TO BUY OR TO RESCUE? Wherever you get your German Shepherd from, there are some very simple rules to follow:

  • Never buy a dog from an advert where more than one breed is advertised, as it is very likely that the advertiser is breeding unscrupulously, purely for financial gain
  • Never buy from an advert where an individual is selling or giving up their dog due to a change in circumstances unless you are sure they will allow you several visits and will take the dog back should there be a problem.
  • Unfortunately, the reality is that many people use this form of advertising to offload a ‘difficult’ dog, with problems usually of their own making
  • Never buy from a pet shop as these are outlets for ‘puppy farms’, again unscrupulous breeders whose only interest is in money and not the welfare of the dogs
  • Never buy a dog on an impulse – for example, from the man down the pub who has to sell his dog

How to choose the right Breeder for German Shepherd

  • The breeder should allow you to see mom with her litter of pups. This is very important, and you should never buy a puppy from anywhere you are not allowed to meet mum, whatever reason they give. Seeing the mother and assessing her temperament will give you an idea of how the pups should be in terms of temperament, size, and characteristics
  • If dad is also owned by the same breeder, you should ask to meet him. This is not always possible, as stud dogs are not always owned by the same person. However, breeders of good repute will be happy to show off one or both parents
  • Ideally, pups should have been raised in the home of the person selling them, rather than in a kennel or barn, otherwise, they cannot have had enough experience of everyday life or contact with people and the domestic environment
  • You should be allowed to handle and meet the whole litter rather than just being shown the pup that may be intended for you.
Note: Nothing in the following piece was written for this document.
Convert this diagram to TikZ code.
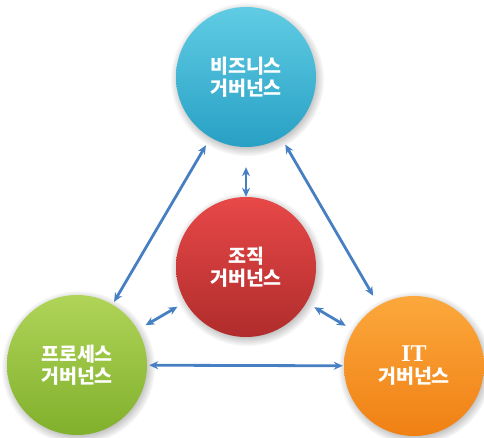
\documentclass[tikz,border=0pt]{standalone}
\usepackage{fontspec}
\newfontfamily\kr{Noto Sans CJK KR}
\newfontfamily\lat{Liberation Serif}
\usetikzlibrary{shadows,arrows.meta}
\definecolor{linkblue}{RGB}{70,128,194}
\tikzset{
	gov/.style={circle,minimum size=140pt,inner sep=0pt,text=white,align=center,
		font=\kr\bfseries\fontsize{19.5}{22}\selectfont,
		circular drop shadow={shadow xshift=1pt,shadow yshift=-2pt,fill=black!60,opacity=.45}},
	link/.style={{Stealth[length=9pt,width=8pt]}-{Stealth[length=9pt,width=8pt]},draw=linkblue,fill=linkblue,line width=2.8pt}
}
\begin{document}
\begin{tikzpicture}[x=1pt,y=-1pt]
				\useasboundingbox (0,0) rectangle (484,438);
				\node[gov,top color={rgb,255:red,96;green,204;blue,228},bottom color={rgb,255:red,40;green,160;blue,196}] (biz) at (246,77) {비즈니스\\거버넌스};
				\node[gov,top color={rgb,255:red,232;green,72;blue,72},bottom color={rgb,255:red,176;green,44;blue,44}] (org) at (246,267) {조직\\거버넌스};
				\node[gov,top color={rgb,255:red,176;green,212;blue,88},bottom color={rgb,255:red,128;green,176;blue,44}] (proc) at (77,365) {프로세스\\거버넌스};
				\node[gov,top color={rgb,255:red,252;green,168;blue,60},bottom color={rgb,255:red,240;green,128;blue,20}] (it) at (414,366) {{\lat\fontsize{24}{24}\selectfont IT}\\거버넌스};
				\draw[link,shorten <=9pt,shorten >=3pt] (biz) -- (proc);
				\draw[link,shorten <=8pt,shorten >=11pt] (biz) -- (it);
				\draw[link,shorten <=20pt] (biz) -- (org);
				\draw[link,shorten <=9pt,shorten >=9pt] (org) -- (proc);
				\draw[link,shorten <=9pt,shorten >=9pt] (org) -- (it);
				\draw[link,shorten <=2pt,shorten >=1pt] (proc) -- (it);
			\end{tikzpicture}
\end{document}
This allows you to assess your pup against its siblings in terms of size, characteristics, and confidence. This is also a good test of mum’s temperament as she should be happy to allow visitors to handle her pups and not be worried when you pick them up and play with them
  • Visiting a number of times should also be welcomed by a breeder – though remember that too many visits can become an inconvenience
  • Ask the breeder for a copy of their contract of sale. A reputable breeder will provide this, and it should include details of both the breeder’s and your responsibilities to the puppy. It should also list any Kennel Club endorsements (restrictions) that have been placed on the pup’s record, and under what conditions they may be prepared to remove them. Such endorsements may include that your puppy is not for breeding, or not for export
  • Take time to chat with the breeder about vaccinations, microchipping, worming, flea treatments, feeding, and exercise. Written advice on all of this should be supplied by the breeder, but it is good to go through it to ensure you are totally clear on when and if pup may need his next vaccination
  • The breeder should also provide you with a pedigree detailing your pup’s ancestry; this can be handwritten or printed from the breeder, or an official one from the Kennel Club
  • Breeders should also supply copies of any additional health certificates held for mum and dad. German Shepherds are prone to a number of hereditary diseases and it is important you are aware of these conditions so know the right questions to ask. Nowadays some dogs are also DNA tested for certain conditions
  • Ask at what age you can take your puppy home. The ideal age is eight weeks, but many breeders will let you take pup home from six weeks. A pup should never leave its mother or siblings any younger than this.


It’s always a good to go for german shepherd provided proper time, space and adaptability towards the breed. please do proper research on the breed and food habits and go ahead.